Set task — Skip all pictures, then copy the lines from the start of the data through the line with "const jobTicks = [1, 2, 5, 10, 20, 50];", keeping both ends.

(begin)

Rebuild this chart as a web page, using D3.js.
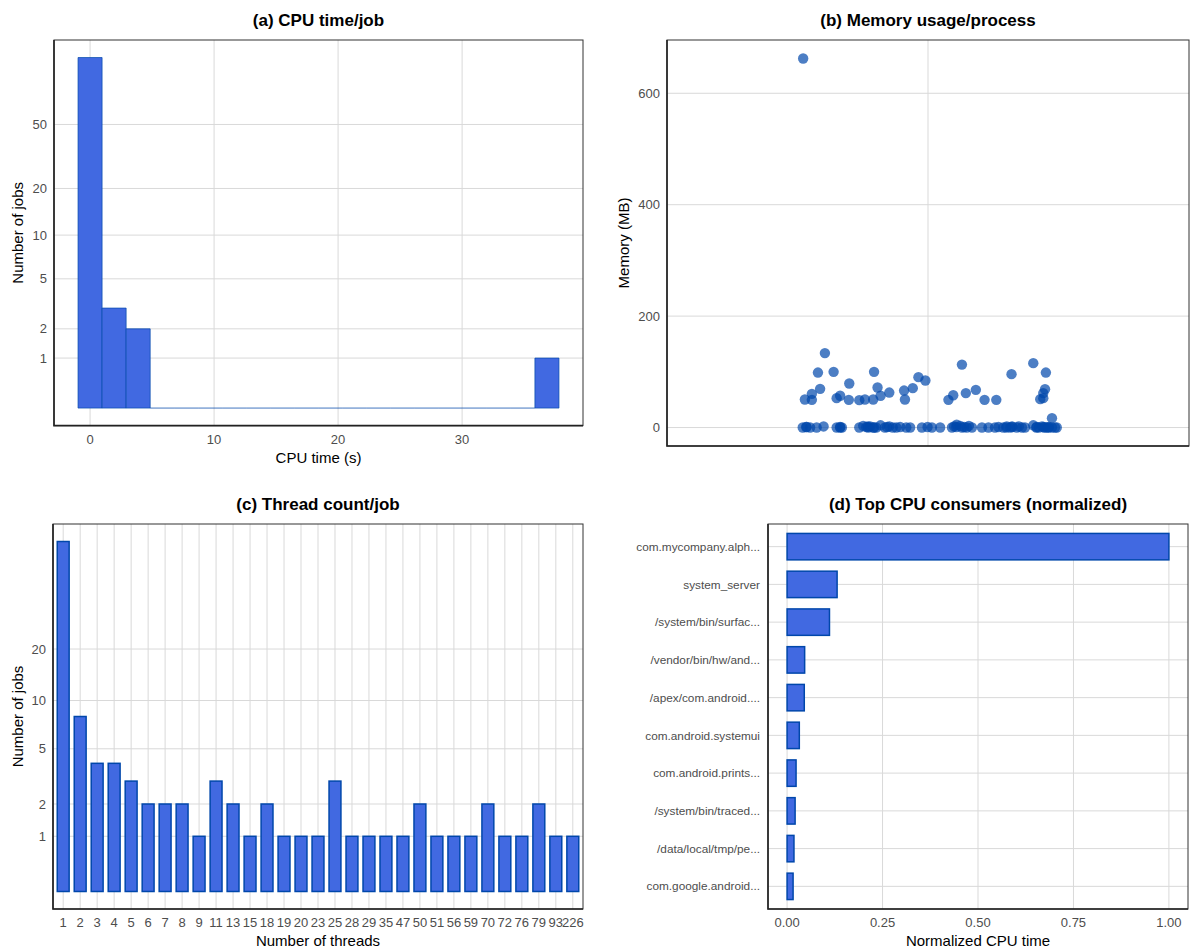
<!DOCTYPE html>
<html lang="en">
<head>
  <meta charset="UTF-8">
  <title>Job profile</title>
  <script src="https://d3js.org/d3.v7.min.js"></script>
  <style>
    html, body { margin: 0; padding: 0; background: #fff; }
    svg { display: block; font-family: "Liberation Sans", Arial, sans-serif; }
    .grid line { stroke: #d9d9d9; stroke-width: 1; }
    .tick-label { fill: #4d4d4d; font-size: 13px; }
    .axis-title { fill: #000; font-size: 15px; }
    .title { fill: #000; font-size: 17px; font-weight: bold; }
  </style>
</head>
<body>
<script>
  const width = 1190;
  const height = 949;

  // (a) CPU time per job: 20 histogram bins over [cpuBinLo, cpuBinHi]
  const cpuBinLo = -0.97;
  const cpuBinHi = 37.81;
  const cpuBinCounts = [128, 3, 2, 0, 0, 0, 0, 0, 0, 0, 0, 0, 0, 0, 0, 0, 0, 0, 0, 1];
  const cpuXTicks = [0, 10, 20, 30];
  const jobTicks = [1, 2, 5, 10, 20, 50];

  // (b) memory per process, x = jitter offset around the single category
  const memJitter = [
    -0.287, -0.237, -0.253, -0.217, -0.124, -0.248, -0.181, -0.116, -0.267, -0.283,
    -0.267, -0.210, -0.202, -0.182, -0.158, -0.145, -0.126, -0.109, -0.089, -0.055,
    -0.053, -0.035, -0.022, -0.006, 0.078, 0.047, 0.058, 0.087, 0.110, 0.130,
    0.157, 0.192, 0.242, 0.271, 0.269, 0.265, 0.258, 0.265, 0.285,
    -0.288, -0.279, -0.271, -0.256, -0.240, -0.210, -0.202, -0.198, -0.158, -0.149,
    -0.142, -0.137, -0.133, -0.126, -0.119, -0.109, -0.099, -0.094, -0.089, -0.081,
    -0.073, -0.064, -0.050, -0.041, -0.014, -0.001, 0.009, 0.028, 0.055, 0.060,
    0.066, 0.078, 0.083, 0.089, 0.094, 0.101, 0.124, 0.139, 0.154, 0.162,
    0.173, 0.181, 0.189, 0.194, 0.204, 0.209, 0.216, 0.223, 0.242, 0.250,
    0.255, 0.262, 0.267, 0.273, 0.278, 0.285, 0.296,
    -0.280, -0.202, -0.138, -0.124, 0.065, 0.074, 0.180, 0.193, 0.249, 0.266, 0.277, 0.292
  ];
  const memMB = [
    662.5, 133.6, 98.7, 100, 100, 69.5, 79, 71.8, 60.5, 50.3,
    49.7, 52.8, 57, 49.7, 49.2, 50.3, 50.3, 57, 62.8, 66.4,
    50.3, 70.7, 90.5, 84.4, 113, 49.7, 58, 61.8, 67.7, 49.7,
    49.7, 95.8, 115.6, 98.7, 68.9, 61.8, 51, 52.8, 16.9,
    0, 1, 0, 0, 2, 0, 1, 0, 0, 3,
    1, 0, 2, 0, 0, 4, 0, 1, 2, 0,
    0, 1, 0, 0, 0, 1, 0, 0, 0, 2,
    5, 0, 1, 0, 3, 0, 0, 0, 0, 1,
    0, 2, 0, 1, 0, 2, 0, 0, 4, 1,
    0, 2, 0, 0, 1, 0, 0,
    1, 0, 2, 0, 1, 3, 0, 2, 0, 1, 0, 0
  ];
  const memTicks = [0, 200, 400, 600];

  // (c) thread count per job
  const threadCats = ['1', '2', '3', '4', '5', '6', '7', '8', '9', '11', '13', '15', '18', '19', '20',
    '23', '25', '28', '29', '35', '47', '50', '51', '56', '59', '70', '72', '76', '79', '93', '226'];
  const threadCounts = [80, 8, 4, 4, 3, 2, 2, 2, 1, 3, 2, 1, 2, 1, 1,
    1, 3, 1, 1, 1, 1, 2, 1, 1, 1, 2, 1, 1, 2, 1, 1];
  const threadYTicks = [1, 2, 5, 10, 20];

  // (d) top CPU consumers
  const procNames = ['com.mycompany.alph...', 'system_server', '/system/bin/surfac...',
    '/vendor/bin/hw/and...', '/apex/com.android....', 'com.android.systemui',
    'com.android.prints...', '/system/bin/traced...', '/data/local/tmp/pe...', 'com.google.android...'];
  const procCpu = [1.0, 0.131, 0.111, 0.046, 0.045, 0.032, 0.0235, 0.021, 0.018, 0.0157];
  const normTicks = [0, 0.25, 0.5, 0.75, 1.0];

  const fill = '#4169E1';
  const edge = '#0047AB';

  const svg = d3.select('body').append('svg')
    .attr('width', width).attr('height', height);

  const log1 = v => Math.log10(v + 1);

  function frame(p) {
    svg.append('rect')
      .attr('x', p.left).attr('y', p.top)
      .attr('width', p.right - p.left).attr('height', p.bottom - p.top)
      .attr('fill', 'none').attr('stroke', '#333').attr('stroke-width', 1);
    svg.append('path')
      .attr('d', `M${p.left},${p.top}V${p.bottom}H${p.right}`)
      .attr('fill', 'none').attr('stroke', '#222').attr('stroke-width', 1.6);
  }

  function title(p, text) {
    svg.append('text').attr('class', 'title')
      .attr('x', (p.left + p.right) / 2).attr('y', p.top - 14)
      .attr('text-anchor', 'middle').text(text);
  }

  function yTitle(x, p, text) {
    svg.append('text').attr('class', 'axis-title')
      .attr('transform', `translate(${x},${(p.top + p.bottom) / 2}) rotate(-90)`)
      .attr('text-anchor', 'middle').attr('dy', '0.35em').text(text);
  }

  function xTitle(p, y, text) {
    svg.append('text').attr('class', 'axis-title')
      .attr('x', (p.left + p.right) / 2).attr('y', y)
      .attr('text-anchor', 'middle').text(text);
  }

  function hGrid(p, vals, y) {
    svg.append('g').attr('class', 'grid').selectAll('line').data(vals).join('line')
      .attr('x1', p.left).attr('x2', p.right)
      .attr('y1', d => y(d)).attr('y2', d => y(d));
  }

  function vGrid(p, vals, x) {
    svg.append('g').attr('class', 'grid').selectAll('line').data(vals).join('line')
      .attr('y1', p.top).attr('y2', p.bottom)
      .attr('x1', d => x(d)).attr('x2', d => x(d));
  }

  function yLabels(p, vals, y, fmt) {
    svg.append('g').selectAll('text').data(vals).join('text')
      .attr('class', 'tick-label')
      .attr('x', p.left - 7).attr('y', d => y(d)).attr('dy', '0.35em')
      .attr('text-anchor', 'end').text(fmt || (d => d));
  }

  function xLabels(p, vals, x, fmt) {
    svg.append('g').selectAll('text').data(vals).join('text')
      .attr('class', 'tick-label')
      .attr('x', d => x(d)).attr('y', p.bottom + 18)
      .attr('text-anchor', 'middle').text(fmt || (d => d));
  }

  // ---------- (a) ----------
  {
    const p = {left: 54, right: 583, top: 40, bottom: 425.6};
    const span = cpuBinHi - cpuBinLo;
    const x = d3.scaleLinear().domain([cpuBinLo - 0.05 * span, cpuBinHi + 0.05 * span]).range([p.left, p.right]);
    const m = log1(d3.max(cpuBinCounts));
    const yT = d3.scaleLinear().domain([-0.05 * m, 1.05 * m]).range([p.bottom, p.top]);
    const y = v => yT(log1(v));
    const bw = span / cpuBinCounts.length;

    hGrid(p, jobTicks, y);
    vGrid(p, cpuXTicks, x);

    svg.append('g').selectAll('path').data(cpuBinCounts).join('path')
      .attr('d', (d, i) => {
        const x0 = x(cpuBinLo + i * bw), x1 = x(cpuBinLo + (i + 1) * bw);
        return `M${x0},${y(0)}H${x1}V${y(d)}H${x0}Z`;
      })
      .attr('fill', fill).attr('stroke', edge).attr('stroke-width', 0.7)
      .attr('stroke-opacity', d => d === 0 ? 0.6 : 1);

    frame(p);
    yLabels(p, jobTicks, y);
    xLabels(p, cpuXTicks, x);
    xTitle(p, 463, 'CPU time (s)');
    yTitle(18, p, 'Number of jobs');
    title(p, '(a) CPU time/job');
  }

  // ---------- (b) ----------
  {
    const p = {left: 667, right: 1189, top: 40, bottom: 446};
    const x = d3.scaleLinear().domain([0.4, 1.6]).range([p.left, p.right]);
    const lo = d3.min(memMB), hi = d3.max(memMB), span = hi - lo;
    const y = d3.scaleLinear().domain([lo - 0.05 * span, hi + 0.05 * span]).range([p.bottom, p.top]);

    hGrid(p, memTicks, y);
    vGrid(p, [1], x);

    svg.append('g').selectAll('circle').data(memMB).join('circle')
      .attr('cx', (d, i) => x(1 + memJitter[i]))
      .attr('cy', d => y(d))
      .attr('r', 5.2)
      .attr('fill', edge).attr('fill-opacity', 0.7);

    frame(p);
    yLabels(p, memTicks, y);
    yTitle(624, p, 'Memory (MB)');
    title(p, '(b) Memory usage/process');
  }

  // ---------- (c) ----------
  {
    const p = {left: 53, right: 583, top: 524, bottom: 909};
    const x = d3.scaleBand().domain(threadCats).range([p.left, p.right])
      .paddingInner(0.3).paddingOuter(0.25);
    const m = log1(d3.max(threadCounts));
    const yT = d3.scaleLinear().domain([-0.05 * m, 1.05 * m]).range([p.bottom, p.top]);
    const y = v => yT(log1(v));
    const cx = d => x(d) + x.bandwidth() / 2;

    hGrid(p, threadYTicks, y);
    vGrid(p, threadCats, cx);

    svg.append('g').selectAll('rect').data(threadCounts).join('rect')
      .attr('x', (d, i) => x(threadCats[i]))
      .attr('width', x.bandwidth())
      .attr('y', d => y(d))
      .attr('height', d => y(0) - y(d))
      .attr('fill', fill).attr('stroke', edge).attr('stroke-width', 1.5);

    frame(p);
    yLabels(p, threadYTicks, y);
    xLabels(p, threadCats, cx);
    xTitle(p, 946, 'Number of threads');
    yTitle(18, p, 'Number of jobs');
    title(p, '(c) Thread count/job');
  }

  // ---------- (d) ----------
  {
    const p = {left: 768, right: 1188, top: 524, bottom: 909};
    const x = d3.scaleLinear().domain([-0.05, 1.05]).range([p.left, p.right]);
    const y = d3.scaleBand().domain(procNames).range([p.top, p.bottom])
      .paddingInner(0.3).paddingOuter(0.25);
    const cy = d => y(d) + y.bandwidth() / 2;

    hGrid(p, procNames, cy);
    vGrid(p, normTicks, x);

    svg.append('g').selectAll('rect').data(procCpu).join('rect')
      .attr('x', x(0))
      .attr('y', (d, i) => y(procNames[i]))
      .attr('width', d => x(d) - x(0))
      .attr('height', y.bandwidth())
      .attr('fill', fill).attr('stroke', edge).attr('stroke-width', 1.5);

    frame(p);
    svg.append('g').selectAll('text').data(procNames).join('text')
      .attr('class', 'tick-label').style('font-size', '11.8px')
      .attr('x', p.left - 8).attr('y', d => cy(d)).attr('dy', '0.35em')
      .attr('text-anchor', 'end').text(d => d);
    xLabels(p, normTicks, x, d3.format('.2f'));
    xTitle(p, 946, 'Normalized CPU time');
    title(p, '(d) Top CPU consumers (normalized)');
  }
</script>
</body>
</html>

(end)

Response for this exercise —
Rebuild this chart as a web page, using D3.js.
<!DOCTYPE html>
<html lang="en">
<head>
  <meta charset="UTF-8">
  <title>Job profile</title>
  <script src="https://d3js.org/d3.v7.min.js"></script>
  <style>
    html, body { margin: 0; padding: 0; background: #fff; }
    svg { display: block; font-family: "Liberation Sans", Arial, sans-serif; }
    .grid line { stroke: #d9d9d9; stroke-width: 1; }
    .tick-label { fill: #4d4d4d; font-size: 13px; }
    .axis-title { fill: #000; font-size: 15px; }
    .title { fill: #000; font-size: 17px; font-weight: bold; }
  </style>
</head>
<body>
<script>
  const width = 1190;
  const height = 949;

  // (a) CPU time per job: 20 histogram bins over [cpuBinLo, cpuBinHi]
  const cpuBinLo = -0.97;
  const cpuBinHi = 37.81;
  const cpuBinCounts = [128, 3, 2, 0, 0, 0, 0, 0, 0, 0, 0, 0, 0, 0, 0, 0, 0, 0, 0, 1];
  const cpuXTicks = [0, 10, 20, 30];
  const jobTicks = [1, 2, 5, 10, 20, 50];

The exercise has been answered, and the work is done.